Pindar was one of the greatest lyric poets of ancient Greece. He is best known today for his odes to the victors of athletic contests, including those at famed Olympia. These odes, the only complete surviving pieces by Pindar, are marvels of sustained imagination, packed with dense parallels between the athletic victor, his illustrious aristocratic ancestors, and the myths of Olympian gods and heroes like Jason, Heracles, and Perseus.
Those myths were the religious foundation for the athletic festivities. Pindar knew these athletes and their noble families, as he was a member of the nobility - he had a personal link to the traditions that were highly cherished by Dorian Greeks. Pindar's renown as a poet was richly deserved, and he was extremely well paid for his work.

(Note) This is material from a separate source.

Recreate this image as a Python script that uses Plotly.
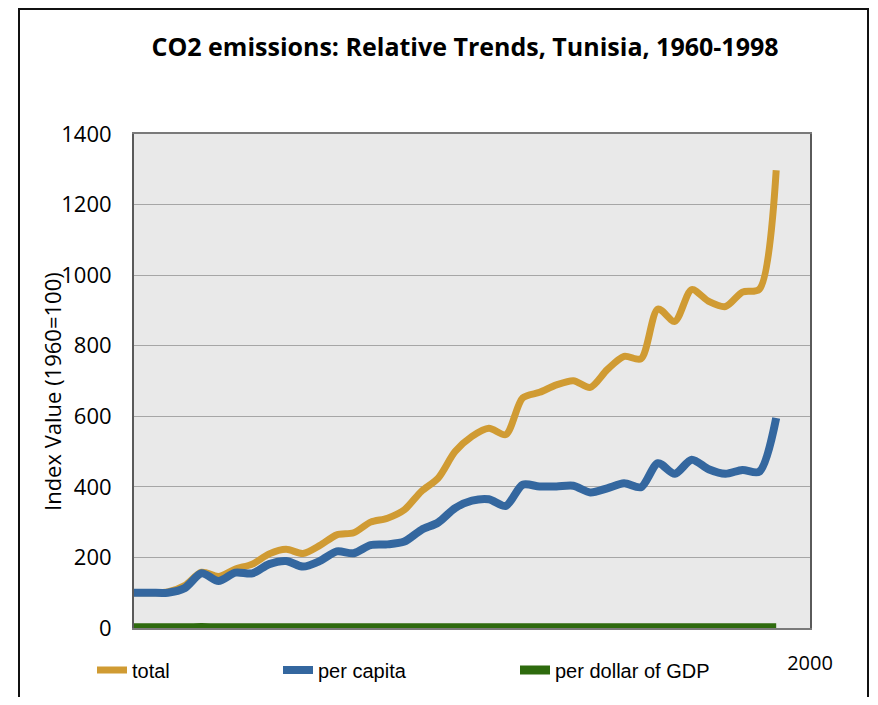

Pindar was born in Boeotia around 518 B.C., and, according to tradition, died at Argos in 443 B.C. Some sources say he lived to be 79. His first extant ode, Pythian number 10, was written in 498 B.C. His last, a Nemean ode, was composed in 444 B.C.
Although the Olympic games are today the most famous of Greek athletic contests, they were not the only ones of importance. The Isthmian, Nemean, and Pythian games were also highly regarded in ancient times, and odes to victors in those games make up a large part of these surviving pieces. The extreme piety with regard to the gods Zeus, Apollo, Aphrodite, Hera, and the Muses is singularly apparent throughout. It is indicative of the spiritual reverence of the Greek people in this period. There has never been a poet who celebrated the majesty and mystic significance of athletic competition more magnificently than Pindar.